When MLB announced the inclusion of a second wild card team in early 2012, I wasn’t a big fan. At the time, the Indians couldn’t even dream about a wild card slot, so the whole thing seemed like a theoretical exercise. After this post-season, I’m still not a fan of the new format. When the league moved to three divisions in 1995, the addition of a single wild card team in each league was something of a necessity. You need four teams, not three, to play a fair league championship. The addition of a second wild card team and the one-game playoff still strikes me as an exercise in money grubbing as opposed to expanding opportunities for more teams to participate in the playoffs.

You could argue that this season, we saw two one-game playoffs–the tiebreaker between the Rays and the Rangers and the actual wild card game between the Indians and the Rays. It may sound like sour grapes to say I don’t like the second wild card because my team lost in the one-game format. If the old rules were still in place, the Indians would have simply played Boston in the divisional series.  Given our 1-6 record against Boston during the 2013 season, we would have lost that series just as sure as these beards are butt-ugly. It’s not a question of whether we would have fared better under the old format. It’s a question of whether the new format is even necessary. I don’t think so.

The last day of the 2011 regular season was incredibly exciting, with some come-from-behind victories to determine the AL wild card spot. In 2009, the Twins and Tigers had a one-game playoff to determine the AL Central division champion. What made all those games special was that they were unexpected.

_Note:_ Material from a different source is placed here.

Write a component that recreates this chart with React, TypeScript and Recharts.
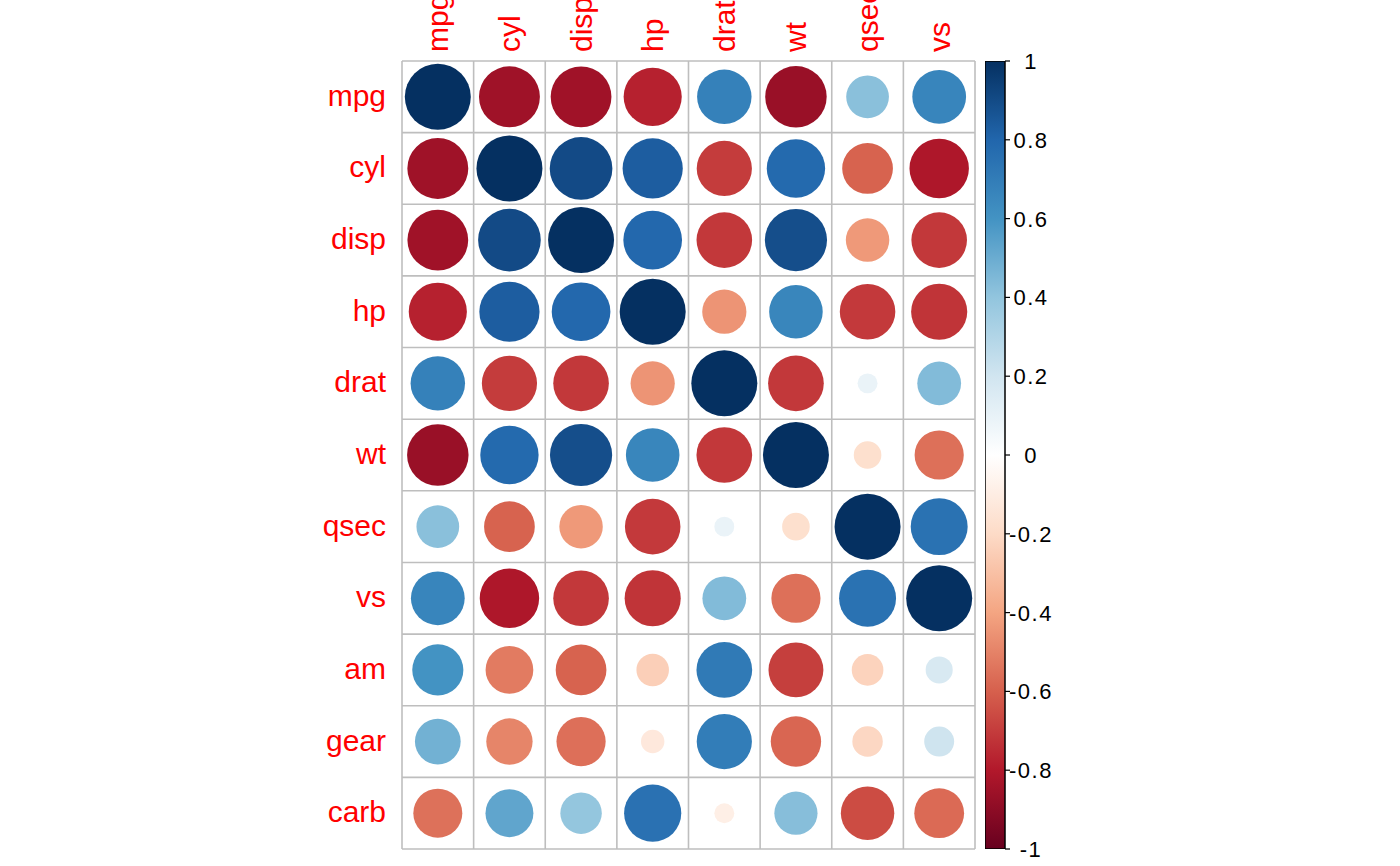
import { Bar, BarChart, Cell, ReferenceLine, Scatter, ScatterChart, XAxis, YAxis, ZAxis } from 'recharts'

const rowNames = ['mpg', 'cyl', 'disp', 'hp', 'drat', 'wt', 'qsec', 'vs', 'am', 'gear', 'carb']
const colNames = ['mpg', 'cyl', 'disp', 'hp', 'drat', 'wt', 'qsec', 'vs']

// correlations, one row per variable, columns = mpg..vs
const mpgRow = [1, -0.852, -0.848, -0.776, 0.681, -0.868, 0.419, 0.664]
const cylRow = [-0.852, 1, 0.902, 0.832, -0.7, 0.782, -0.591, -0.811]
const dispRow = [-0.848, 0.902, 1, 0.791, -0.71, 0.888, -0.434, -0.71]
const hpRow = [-0.776, 0.832, 0.791, 1, -0.449, 0.659, -0.708, -0.723]
const dratRow = [0.681, -0.7, -0.71, -0.449, 1, -0.712, 0.091, 0.44]
const wtRow = [-0.868, 0.782, 0.888, 0.659, -0.712, 1, -0.175, -0.555]
const qsecRow = [0.419, -0.591, -0.434, -0.708, 0.091, -0.175, 1, 0.745]
const vsRow = [0.664, -0.811, -0.71, -0.723, 0.44, -0.555, 0.745, 1]
const amRow = [0.6, -0.523, -0.591, -0.243, 0.713, -0.692, -0.23, 0.168]
const gearRow = [0.48, -0.493, -0.556, -0.126, 0.7, -0.583, -0.213, 0.206]
const carbRow = [-0.551, 0.527, 0.395, 0.75, -0.091, 0.428, -0.656, -0.57]

const corRows = [mpgRow, cylRow, dispRow, hpRow, dratRow, wtRow, qsecRow, vsRow, amRow, gearRow, carbRow]

const barTicks = [-1, -0.8, -0.6, -0.4, -0.2, 0, 0.2, 0.4, 0.6, 0.8, 1]
const legendRange = [{ key: 'scale', range: [-1, 1] }]

const PALETTE = [
  '#67001F', '#B2182B', '#D6604D', '#F4A582', '#FDDBC7', '#FFFFFF',
  '#D1E5F0', '#92C5DE', '#4393C3', '#2166AC', '#053061',
]

const FONT = '"Liberation Sans", Arial, sans-serif'
const GRID = '#BEBEBE'

function hexToRgb(h: string) {
  return [1, 3, 5].map((i) => parseInt(h.slice(i, i + 2), 16))
}

function colorOf(v: number) {
  const t = ((v + 1) / 2) * (PALETTE.length - 1)
  const i = Math.min(Math.floor(t), PALETTE.length - 2)
  const f = t - i
  const a = hexToRgb(PALETTE[i])
  const b = hexToRgb(PALETTE[i + 1])
  const c = a.map((x, k) => Math.round(x + (b[k] - x) * f))
  return `rgb(${c[0]},${c[1]},${c[2]})`
}

const points = corRows.flatMap((row, i) =>
  row.map((r, j) => ({ x: j + 0.5, y: i + 0.5, r, abs: Math.abs(r) })),
)

const colTicks = colNames.map((_, j) => j + 0.5)
const rowTicks = rowNames.map((_, i) => i + 0.5)
const vLines = Array.from({ length: colNames.length + 1 }, (_, k) => k)
const hLines = Array.from({ length: rowNames.length + 1 }, (_, k) => k)

function ColTick(props: any) {
  const { x, y, payload } = props
  const label = colNames[Math.floor(payload.value)]
  const ty = y - 1
  return (
    <text
      x={x}
      y={ty}
      transform={`rotate(-90, ${x}, ${ty})`}
      textAnchor="start"
      dominantBaseline="central"
      fill="#FF0000"
      fontSize={30}
      fontFamily={FONT}
    >
      {label}
    </text>
  )
}

function RowTick(props: any) {
  const { x, y, payload } = props
  const label = rowNames[Math.floor(payload.value)]
  return (
    <text x={x - 16} y={y + 9} textAnchor="end" fill="#FF0000" fontSize={30} fontFamily={FONT}>
      {label}
    </text>
  )
}

function BarTick(props: any) {
  const { y, payload } = props
  const v = Number(Number(payload.value).toFixed(1))
  return (
    <text x={46} y={y + 8} textAnchor="middle" fill="#000" fontSize={22} letterSpacing={1.5} fontFamily={FONT}>
      {String(v)}
    </text>
  )
}

export default function App() {
  return (
    <div style={{ position: 'absolute', left: 0, top: 0, width: 1400, height: 866, background: '#fff' }}>
      <svg width={0} height={0} style={{ position: 'absolute' }}>
        <defs>
          <linearGradient id="corrBar" x1="0" y1="1" x2="0" y2="0">
            {PALETTE.map((c, i) => (
              <stop key={i} offset={i / (PALETTE.length - 1)} stopColor={c} />
            ))}
          </linearGradient>
        </defs>
      </svg>

      <div style={{ position: 'absolute', left: 0, top: 0 }}>
        <ScatterChart width={1400} height={866} margin={{ top: 0, left: 302, right: 425, bottom: 17 }}>
          <XAxis
            type="number"
            dataKey="x"
            orientation="top"
            domain={[0, colNames.length]}
            ticks={colTicks}
            interval={0}
            tick={<ColTick />}
            tickLine={false}
            axisLine={false}
            height={61}
            allowDataOverflow
          />
          <YAxis
            type="number"
            dataKey="y"
            domain={[0, rowNames.length]}
            reversed
            ticks={rowTicks}
            interval={0}
            tick={<RowTick />}
            tickLine={false}
            axisLine={false}
            tickSize={0}
            tickMargin={0}
            width={100}
            allowDataOverflow
          />
          <ZAxis type="number" dataKey="abs" domain={[0, 1]} range={[0, Math.PI * 33 * 33]} />
          {vLines.map((k) => (
            <ReferenceLine key={`v${k}`} x={k} stroke={GRID} strokeWidth={1.6} />
          ))}
          {hLines.map((k) => (
            <ReferenceLine key={`h${k}`} y={k} stroke={GRID} strokeWidth={1.6} />
          ))}
          <Scatter data={points} shape="circle" isAnimationActive={false}>
            {points.map((p, i) => (
              <Cell key={i} fill={colorOf(p.r)} />
            ))}
          </Scatter>
        </ScatterChart>
      </div>

      <div style={{ position: 'absolute', left: 985, top: 0 }}>
        <BarChart
          width={100}
          height={866}
          data={legendRange}
          margin={{ top: 61, left: 0, right: 0, bottom: 17 }}
          barCategoryGap={0}
        >
          <XAxis dataKey="key" hide />
          <YAxis
            type="number"
            orientation="right"
            domain={[-1, 1]}
            ticks={barTicks}
            interval={0}
            tick={<BarTick />}
            tickSize={5}
            tickLine={{ stroke: '#000', strokeWidth: 1.2 }}
            axisLine={false}
            width={80}
            allowDataOverflow
          />
          <Bar dataKey="range" fill="url(#corrBar)" stroke="#000" strokeWidth={1.5} isAnimationActive={false} />
        </BarChart>
      </div>
    </div>
  )
}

No one went into the 2011 season expecting so much excitement from game 162. No one went into the 2009 season expecting a game 163. The second wild card game seems like an artificial attempt to create excitement. (Sometimes product innovation is lovely. Sometimes it’s stupid. New Coke, anyone?) Plus, any system that requires this many rules in order to implement it might not be the most sensible.

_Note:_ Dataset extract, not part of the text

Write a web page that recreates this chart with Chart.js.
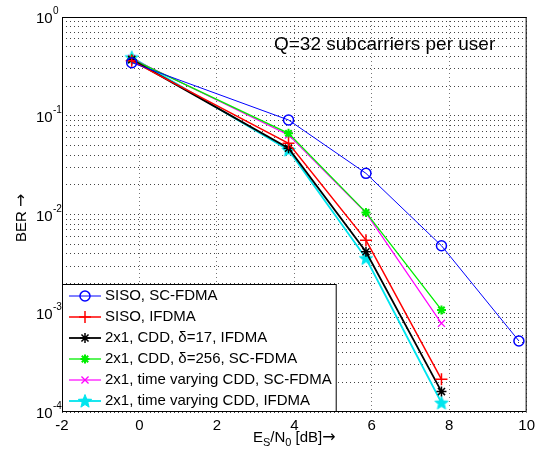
<!DOCTYPE html>
<html>
<head>
<meta charset="utf-8">
<script src="https://cdn.jsdelivr.net/npm/chart.js@4/dist/chart.umd.min.js"></script>
<style>
  html, body { margin: 0; padding: 0; background: #fff; }
  canvas { display: block; }
</style>
</head>
<body>
<canvas id="berChart" width="540" height="449"></canvas>
<script>
// Es/N0 points (dB)
var snrLong = [-0.2, 3.85, 5.85, 7.8, 9.8];
var snrShort = [-0.2, 3.85, 5.85, 7.8];

// BER values
var berSisoSc = [0.345, 0.0906, 0.0261, 0.00483, 0.000524];
var berSisoIf = [0.36, 0.0526, 0.0055, 0.000214];
var berCdd17 = [0.37, 0.047, 0.0042, 0.000161];
var berCdd256 = [0.375, 0.0664, 0.0105, 0.00108];
var berTvSc = [0.38, 0.064, 0.0104, 0.00079];
var berTvIf = [0.39, 0.045, 0.0036, 0.000124];

var seriesLabels = [
    "SISO, SC-FDMA",
    "SISO, IFDMA",
    "2x1, CDD, \u03b4=17, IFDMA",
    "2x1, CDD, \u03b4=256, SC-FDMA",
    "2x1, time varying CDD, SC-FDMA",
    "2x1, time varying CDD, IFDMA"
];

var xTicks = [-2, 0, 2, 4, 6, 8, 10];
var yDecades = [-4, -3, -2, -1, 0];

var FONT = "Liberation Sans, Arial, sans-serif";
var ARROW_FONT = "DejaVu Sans, sans-serif";

function pts(xs, ys) {
    var out = [];
    for (var i = 0; i < ys.length; i++) out.push({ x: xs[i], y: ys[i] });
    return out;
}

// filled pentagram marker like matlab 'p'
function pentagram(color) {
    var c = document.createElement("canvas");
    c.width = 16; c.height = 16;
    var g = c.getContext("2d");
    g.fillStyle = color;
    g.strokeStyle = color;
    g.lineWidth = 1;
    g.beginPath();
    for (var i = 0; i < 10; i++) {
        var r = (i % 2 == 0) ? 7 : 3;
        var a = -Math.PI / 2 + i * Math.PI / 5;
        var px = 8 + r * Math.cos(a), py = 8.5 + r * Math.sin(a);
        if (i == 0) g.moveTo(px, py); else g.lineTo(px, py);
    }
    g.closePath();
    g.fill();
    g.stroke();
    return c;
}

var datasets = [
    { label: seriesLabels[0], data: pts(snrLong, berSisoSc), borderColor: "#0000ff", backgroundColor: "rgba(0,0,0,0)",
      borderWidth: 1, pointStyle: "circle", pointRadius: 5, pointBorderWidth: 1.5 },
    { label: seriesLabels[1], data: pts(snrShort, berSisoIf), borderColor: "#ff0000", backgroundColor: "#ff0000",
      borderWidth: 1.5, pointStyle: "cross", pointRadius: 6, pointBorderWidth: 1.5 },
    { label: seriesLabels[2], data: pts(snrShort, berCdd17), borderColor: "#000000", backgroundColor: "#000000",
      borderWidth: 1.8, pointStyle: "star", pointRadius: 5, pointBorderWidth: 1.5 },
    { label: seriesLabels[3], data: pts(snrShort, berCdd256), borderColor: "#00ee00", backgroundColor: "#00ee00",
      borderWidth: 1.3, pointStyle: "star", pointRadius: 4.5, pointBorderWidth: 2 },
    { label: seriesLabels[4], data: pts(snrShort, berTvSc), borderColor: "#ff00ff", backgroundColor: "#ff00ff",
      borderWidth: 1.2, pointStyle: "crossRot", pointRadius: 5, pointBorderWidth: 1.3 },
    { label: seriesLabels[5], data: pts(snrShort, berTvIf), borderColor: "#00e5ee", backgroundColor: "#00e5ee",
      borderWidth: 1.8, pointStyle: pentagram("#00e5ee"), pointRadius: 7, pointBorderWidth: 1 }
];

var decorPlugin = {
    id: "decor",
    afterDatasetsDraw: function (chart) {
        var ctx = chart.ctx, a = chart.chartArea;
        var ys = chart.scales.y;
        ctx.save();

        // axes box
        ctx.strokeStyle = "#000";
        ctx.lineWidth = 1;
        ctx.strokeRect(a.left + 0.5, a.top + 0.5, a.right - a.left - 1, a.bottom - a.top - 1);

        // y tick labels 10^n
        ctx.fillStyle = "#000";
        ctx.textBaseline = "alphabetic";
        for (var i = 0; i < yDecades.length; i++) {
            var y = ys.getPixelForValue(Math.pow(10, yDecades[i]));
            ctx.font = "15px " + FONT;
            ctx.textAlign = "left";
            ctx.fillText("10", 36, y + 6);
            ctx.font = "10px " + FONT;
            ctx.fillText(yDecades[i] == 0 ? "0" : "-" + Math.abs(yDecades[i]), 53, y - 3);
        }

        // y title
        ctx.save();
        ctx.translate(26, 220);
        ctx.rotate(-Math.PI / 2);
        ctx.font = "15px " + FONT;
        ctx.textAlign = "left";
        var bw = ctx.measureText("BER ").width;
        ctx.fillText("BER ", -22, 0);
        ctx.font = "16px " + ARROW_FONT;
        ctx.fillText("\u2192", -22 + bw, 0);
        ctx.restore();

        // x title with subscripts
        var cx = (a.left + a.right) / 2;
        var parts = [["E", "15px " + FONT, 0], ["S", "11px " + FONT, 4], ["/N", "15px " + FONT, 0],
                     ["0", "11px " + FONT, 4], [" [dB]", "15px " + FONT, 0], ["\u2192", "16px " + ARROW_FONT, 0]];
        var total = 0;
        for (var i = 0; i < parts.length; i++) {
            ctx.font = parts[i][1];
            total += ctx.measureText(parts[i][0]).width;
        }
        var px = cx - total / 2;
        ctx.textAlign = "left";
        for (var i = 0; i < parts.length; i++) {
            ctx.font = parts[i][1];
            ctx.fillText(parts[i][0], px, 442 + parts[i][2]);
            px += ctx.measureText(parts[i][0]).width;
        }

        // annotation
        ctx.font = "19px " + FONT;
        ctx.fillText("Q=32 subcarriers per user", 274, 50);

        // legend inside, bottom-left
        ctx.font = "15px " + FONT;
        var maxW = 0;
        for (var i = 0; i < seriesLabels.length; i++) {
            maxW = Math.max(maxW, ctx.measureText(seriesLabels[i]).width);
        }
        var rowH = 21;
        var boxW = 43 + maxW + 4;
        var boxH = rowH * seriesLabels.length + 2;
        var bx = a.left, by = a.bottom - boxH;
        ctx.fillStyle = "#fff";
        ctx.fillRect(bx, by, boxW, boxH);
        ctx.strokeStyle = "#000";
        ctx.lineWidth = 1;
        ctx.strokeRect(bx + 0.5, by + 0.5, boxW, boxH - 1);
        for (var i = 0; i < chart.data.datasets.length; i++) {
            var ds = chart.data.datasets[i];
            var ry = by + 12 + i * rowH;
            ctx.strokeStyle = ds.borderColor;
            ctx.lineWidth = ds.borderWidth;
            ctx.beginPath();
            ctx.moveTo(bx + 7, ry);
            ctx.lineTo(bx + 39, ry);
            ctx.stroke();
            ctx.fillStyle = ds.backgroundColor;
            ctx.lineWidth = ds.pointBorderWidth;
            Chart.helpers.drawPoint(ctx, { pointStyle: ds.pointStyle, radius: ds.pointRadius, rotation: 0, borderWidth: ds.pointBorderWidth }, bx + 23, ry);
            ctx.fillStyle = "#000";
            ctx.textBaseline = "middle";
            ctx.fillText(ds.label, bx + 43, ry);
        }
        ctx.restore();
    }
};

new Chart("berChart", {
    type: "line",
    data: { datasets: datasets },
    options: {
        responsive: false,
        animation: false,
        devicePixelRatio: 1,
        layout: { padding: { top: 17, right: 13, left: 0, bottom: 0 } },
        plugins: { legend: { display: false }, tooltip: { enabled: false } },
        elements: { line: { tension: 0 } },
        scales: {
            x: {
                type: "linear",
                min: -2,
                max: 10,
                afterBuildTicks: function (s) {
                    s.ticks = xTicks.map(function (v) { return { value: v }; });
                },
                afterFit: function (s) { s.height = 37; },
                grid: { color: "#777", drawTicks: false, lineWidth: 1 },
                border: { display: false, dash: [1, 3] },
                ticks: { color: "#000", font: { family: FONT, size: 15 }, padding: 5, maxRotation: 0 }
            },
            y: {
                type: "logarithmic",
                min: 1e-4,
                max: 1,
                afterBuildTicks: function (s) {
                    var t = [];
                    for (var d = -4; d < 0; d++) {
                        for (var m = 1; m < 10; m++) t.push({ value: m * Math.pow(10, d) });
                    }
                    t.push({ value: 1 });
                    s.ticks = t;
                },
                afterFit: function (s) { s.width = 62; },
                grid: { color: "#444", drawTicks: false, lineWidth: 1 },
                border: { display: false, dash: [1, 3] },
                ticks: { display: false }
            }
        }
    },
    plugins: [decorPlugin]
});
</script>
</body>
</html>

Ten of 30 MLB teams now participate in the post-season in some way. Up until 1969, 1/12 of MLB teams played beyond the regular season–each league winner met in the World Series. That was it.  How much can you expand the playoff pool before you begin to dilute it and reward mediocrity? Just because you can add teams doesn’t mean you should.

Okay, time to stop griping and watch the World Series.




  • Gvl Steve says:

    Yeah, it’s pretty ridiculous to think that one game is a fair way to determine which is the better team when it took 162 games just to get there. The NHL is bad too. You pretty much have to be in last place to miss the playoffs there. Why even bother with a regular season?

  • Michael Hagesfeld says:

    While I feel that the argument can certainly be made that A) a 1-game series in baseball is ridiculous and B) a second WC is a money grab (welcome to sports), I am generally in favor of having 2 if you’re going to have 1 (but NOT any more). The reason is I agree with the rationale that being the WC team was not enough of a disadvantage, and a premium should be placed on winning your division. I LIKE the WC winner having to screw up their rotation, and maybe be tired from flying around. Too many WC teams were winning of late, it felt like, and I want it to be a big disadvantage to have to overcome.

  • Ryan McCrystal says:

    I love the new system for two reasons… 1. It keeps more fan bases interested late in the season. In the long run, this is huge for baseball as the overall popularity of the sport has dwindled… 2. It is a HUGE disadvantage. Home field advantage has proven to be nearly nonexistent in baseball, so a wild card team is essentially on even footing in the playoffs. By making them play a 1 game playoff, not only do the wild card teams have only a 50/50 shot at actually making the real playoffs, but they burn their best available starting pitcher. From 2000 to 20011, two teams with fewer than 90 wins won the WS. The same number of times it happened between 1959 and 1999. We’re now back to rewarding the elite teams, and I love that.

  • Cale says:

    I agree with Ryan and Michael that the worst teams should have a disadvantage. The problem is, the worst team isn’t always the WC team. This actually brings me to my biggest gripe in all sports….divisions…

    This year was the rare case, where the 6 best records were actually the 6 division winners…but even if we go back to last year, Detroit won the AL Central with 88 wins while Baltimore and Texas had a 1 game playoff after having 93 wins each. Why is geographic location (aka divisions) such a big factor in determining which teams are “best”. IMO, Detroit should have had to play the WC game, even though they won the division. Emphsis should be on number of wins, not on beating only 4 other teams. Sorry, rant over.

  • medfest says:

    In order to have a true wild card in a league all the teams would have to play balanced schedules,not 18 against their division foes and six against everyone else in the league.That’s the only way the wild card team would truly be one of the top four teams.

    Would the Indians have won 92 without playing Chicago and Minnesota 38 times?
    Tampa Bay played Boston ,New York ,Baltimore and Toronto 18-19 times each and made the wild card game,which team deserved it more?

    As long as they play imbalanced schedules and inter league games that lead to these discrepancies,the play in game will be a poor compromise but it’s all they can do.